_EXERCISE:_ Restate each line of the listing exactly, without carrying over any pictures.

▶

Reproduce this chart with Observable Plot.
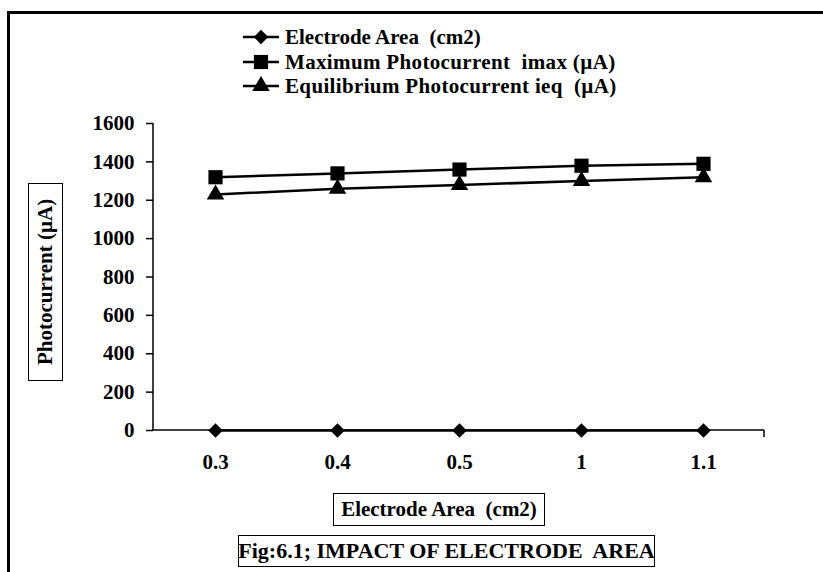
<!DOCTYPE html>
<html>
<head>
<meta charset="utf-8">
<script src="https://cdn.jsdelivr.net/npm/d3@7"></script>
<script src="https://cdn.jsdelivr.net/npm/@observablehq/plot@0.6"></script>
<style>
  body { margin: 0; background: #fff; }
  #wrap { position: relative; width: 823px; height: 572px; overflow: hidden; background: #fff;
          font-family: "Liberation Serif", "Times New Roman", serif; font-weight: bold; color: #000; }
  #frame { position: absolute; left: 7px; top: 11px; width: 900px; height: 700px; border: 3px solid #000; }
  #chart { position: absolute; left: 0; top: 0; }
  .box { position: absolute; border: 1.5px solid #000; background: #fff; font-size: 21px;
         display: flex; align-items: center; justify-content: center; white-space: pre; box-sizing: border-box; }
  #ylab { left: 28px; top: 183px; width: 35px; height: 198px; writing-mode: vertical-rl; transform: rotate(180deg); }
  #xlab { left: 333px; top: 493px; width: 212px; height: 33px; }
  #cap { left: 238px; top: 535px; width: 417px; height: 32px; font-size: 22px; }
  #legend { position: absolute; left: 243px; top: 25px; font-size: 21px; line-height: 24.5px; }
  #legend .row { display: flex; align-items: center; white-space: pre; }
  #legend .row.wide span { letter-spacing: 0.35px; }
  #legend svg { margin-right: 6px; }
</style>
</head>
<body>
<div id="wrap">
  <div id="frame"></div>
  <div id="chart"></div>
  <div id="legend"></div>
  <div class="box" id="ylab">Photocurrent (µA)</div>
  <div class="box" id="xlab">Electrode Area  (cm2)</div>
  <div class="box" id="cap">Fig:6.1; IMPACT OF ELECTRODE  AREA</div>
</div>
<script>
const categories = ["0.3", "0.4", "0.5", "1", "1.1"];
const electrodeArea = [0, 0, 0, 0, 0];
const imax = [1320, 1340, 1360, 1380, 1390];
const ieq = [1230, 1260, 1280, 1300, 1320];
const yTicks = [0, 200, 400, 600, 800, 1000, 1200, 1400, 1600];
const seriesNames = ["Electrode Area  (cm2)", "Maximum Photocurrent  imax (µA)", "Equilibrium Photocurrent ieq  (µA)"];
const symbols = ["diamond2", "square", "triangle"];
const symbolR = [6.5, 8, 6.5];

const series = [electrodeArea, imax, ieq];
const rows = [];
series.forEach((vals, si) => vals.forEach((v, i) => rows.push({s: si, name: seriesNames[si], x: categories[i], y: v})));

const plot = Plot.plot({
  width: 823, height: 572,
  marginLeft: 153, marginRight: 59, marginTop: 123, marginBottom: 142,
  style: {background: "transparent", color: "#000", overflow: "visible"},
  x: {type: "point", domain: categories, padding: 0.5},
  y: {domain: [0, 1600]},
  marks: [
    Plot.axisY({ticks: yTicks, tickSize: 7, tickPadding: 12, tickFormat: d => String(d),
      fontSize: 21, fontWeight: "bold", fontFamily: "Liberation Serif", label: null, strokeWidth: 1.5}),
    Plot.axisX({tickSize: 0, tickPadding: 24, fontSize: 21, fontWeight: "bold", fontFamily: "Liberation Serif", label: null}),
    Plot.lineY(rows, {x: "x", y: "y", z: "s", stroke: "#000", strokeWidth: 2.5}),
    ...symbols.map((sym, si) => Plot.dot(rows.filter(r => r.s === si), {x: "x", y: "y", symbol: () => sym, r: symbolR[si], fill: "#000", stroke: "none"}))
  ]
});
document.getElementById("chart").appendChild(plot);

// axis lines derived from scales
const xs = plot.scale("x"), ys = plot.scale("y");
const svg = d3.select(plot);
const x0 = xs.range[0], x1 = xs.range[1];
const yBase = ys.apply(0), yTop = ys.apply(1600);
svg.append("line").attr("x1", x0).attr("x2", x0).attr("y1", yTop).attr("y2", yBase).attr("stroke", "#000").attr("stroke-width", 1.5);
svg.append("line").attr("x1", x0).attr("x2", x1).attr("y1", yBase).attr("y2", yBase).attr("stroke", "#000").attr("stroke-width", 1.5);
svg.append("line").attr("x1", x1).attr("x2", x1).attr("y1", yBase).attr("y2", yBase + 7).attr("stroke", "#000").attr("stroke-width", 1.5);
svg.selectAll("g[aria-label='line'], g[aria-label='dot']").raise();

// legend
const leg = d3.select("#legend");
const legSym = [d3.symbolDiamond2, d3.symbolSquare, d3.symbolTriangle];
seriesNames.forEach((name, si) => {
  const row = leg.append("div").attr("class", si === 0 ? "row" : "row wide");
  const s = row.append("svg").attr("width", 36).attr("height", 20);
  s.append("line").attr("x1", 0).attr("x2", 36).attr("y1", 10).attr("y2", 10).attr("stroke", "#000").attr("stroke-width", 2.5);
  s.append("path").attr("transform", "translate(18,10)")
    .attr("d", d3.symbol(legSym[si], Math.PI * symbolR[si] * symbolR[si])());
  row.append("span").text(name);
});
</script>
</body>
</html>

◀

_EXERCISE RESPONSE:_
Reproduce this chart with Observable Plot.
<!DOCTYPE html>
<html>
<head>
<meta charset="utf-8">
<script src="https://cdn.jsdelivr.net/npm/d3@7"></script>
<script src="https://cdn.jsdelivr.net/npm/@observablehq/plot@0.6"></script>
<style>
  body { margin: 0; background: #fff; }
  #wrap { position: relative; width: 823px; height: 572px; overflow: hidden; background: #fff;
          font-family: "Liberation Serif", "Times New Roman", serif; font-weight: bold; color: #000; }
  #frame { position: absolute; left: 7px; top: 11px; width: 900px; height: 700px; border: 3px solid #000; }
  #chart { position: absolute; left: 0; top: 0; }
  .box { position: absolute; border: 1.5px solid #000; background: #fff; font-size: 21px;
         display: flex; align-items: center; justify-content: center; white-space: pre; box-sizing: border-box; }
  #ylab { left: 28px; top: 183px; width: 35px; height: 198px; writing-mode: vertical-rl; transform: rotate(180deg); }
  #xlab { left: 333px; top: 493px; width: 212px; height: 33px; }
  #cap { left: 238px; top: 535px; width: 417px; height: 32px; font-size: 22px; }
  #legend { position: absolute; left: 243px; top: 25px; font-size: 21px; line-height: 24.5px; }
  #legend .row { display: flex; align-items: center; white-space: pre; }
  #legend .row.wide span { letter-spacing: 0.35px; }
  #legend svg { margin-right: 6px; }
</style>
</head>
<body>
<div id="wrap">
  <div id="frame"></div>
  <div id="chart"></div>
  <div id="legend"></div>
  <div class="box" id="ylab">Photocurrent (µA)</div>
  <div class="box" id="xlab">Electrode Area  (cm2)</div>
  <div class="box" id="cap">Fig:6.1; IMPACT OF ELECTRODE  AREA</div>
</div>
<script>
const categories = ["0.3", "0.4", "0.5", "1", "1.1"];
const electrodeArea = [0, 0, 0, 0, 0];
const imax = [1320, 1340, 1360, 1380, 1390];
const ieq = [1230, 1260, 1280, 1300, 1320];
const yTicks = [0, 200, 400, 600, 800, 1000, 1200, 1400, 1600];
const seriesNames = ["Electrode Area  (cm2)", "Maximum Photocurrent  imax (µA)", "Equilibrium Photocurrent ieq  (µA)"];
const symbols = ["diamond2", "square", "triangle"];
const symbolR = [6.5, 8, 6.5];

const series = [electrodeArea, imax, ieq];
const rows = [];
series.forEach((vals, si) => vals.forEach((v, i) => rows.push({s: si, name: seriesNames[si], x: categories[i], y: v})));

const plot = Plot.plot({
  width: 823, height: 572,
  marginLeft: 153, marginRight: 59, marginTop: 123, marginBottom: 142,
  style: {background: "transparent", color: "#000", overflow: "visible"},
  x: {type: "point", domain: categories, padding: 0.5},
  y: {domain: [0, 1600]},
  marks: [
    Plot.axisY({ticks: yTicks, tickSize: 7, tickPadding: 12, tickFormat: d => String(d),
      fontSize: 21, fontWeight: "bold", fontFamily: "Liberation Serif", label: null, strokeWidth: 1.5}),
    Plot.axisX({tickSize: 0, tickPadding: 24, fontSize: 21, fontWeight: "bold", fontFamily: "Liberation Serif", label: null}),
    Plot.lineY(rows, {x: "x", y: "y", z: "s", stroke: "#000", strokeWidth: 2.5}),
    ...symbols.map((sym, si) => Plot.dot(rows.filter(r => r.s === si), {x: "x", y: "y", symbol: () => sym, r: symbolR[si], fill: "#000", stroke: "none"}))
  ]
});
document.getElementById("chart").appendChild(plot);

// axis lines derived from scales
const xs = plot.scale("x"), ys = plot.scale("y");
const svg = d3.select(plot);
const x0 = xs.range[0], x1 = xs.range[1];
const yBase = ys.apply(0), yTop = ys.apply(1600);
svg.append("line").attr("x1", x0).attr("x2", x0).attr("y1", yTop).attr("y2", yBase).attr("stroke", "#000").attr("stroke-width", 1.5);
svg.append("line").attr("x1", x0).attr("x2", x1).attr("y1", yBase).attr("y2", yBase).attr("stroke", "#000").attr("stroke-width", 1.5);
svg.append("line").attr("x1", x1).attr("x2", x1).attr("y1", yBase).attr("y2", yBase + 7).attr("stroke", "#000").attr("stroke-width", 1.5);
svg.selectAll("g[aria-label='line'], g[aria-label='dot']").raise();

// legend
const leg = d3.select("#legend");
const legSym = [d3.symbolDiamond2, d3.symbolSquare, d3.symbolTriangle];
seriesNames.forEach((name, si) => {
  const row = leg.append("div").attr("class", si === 0 ? "row" : "row wide");
  const s = row.append("svg").attr("width", 36).attr("height", 20);
  s.append("line").attr("x1", 0).attr("x2", 36).attr("y1", 10).attr("y2", 10).attr("stroke", "#000").attr("stroke-width", 2.5);
  s.append("path").attr("transform", "translate(18,10)")
    .attr("d", d3.symbol(legSym[si], Math.PI * symbolR[si] * symbolR[si])());
  row.append("span").text(name);
});
</script>
</body>
</html>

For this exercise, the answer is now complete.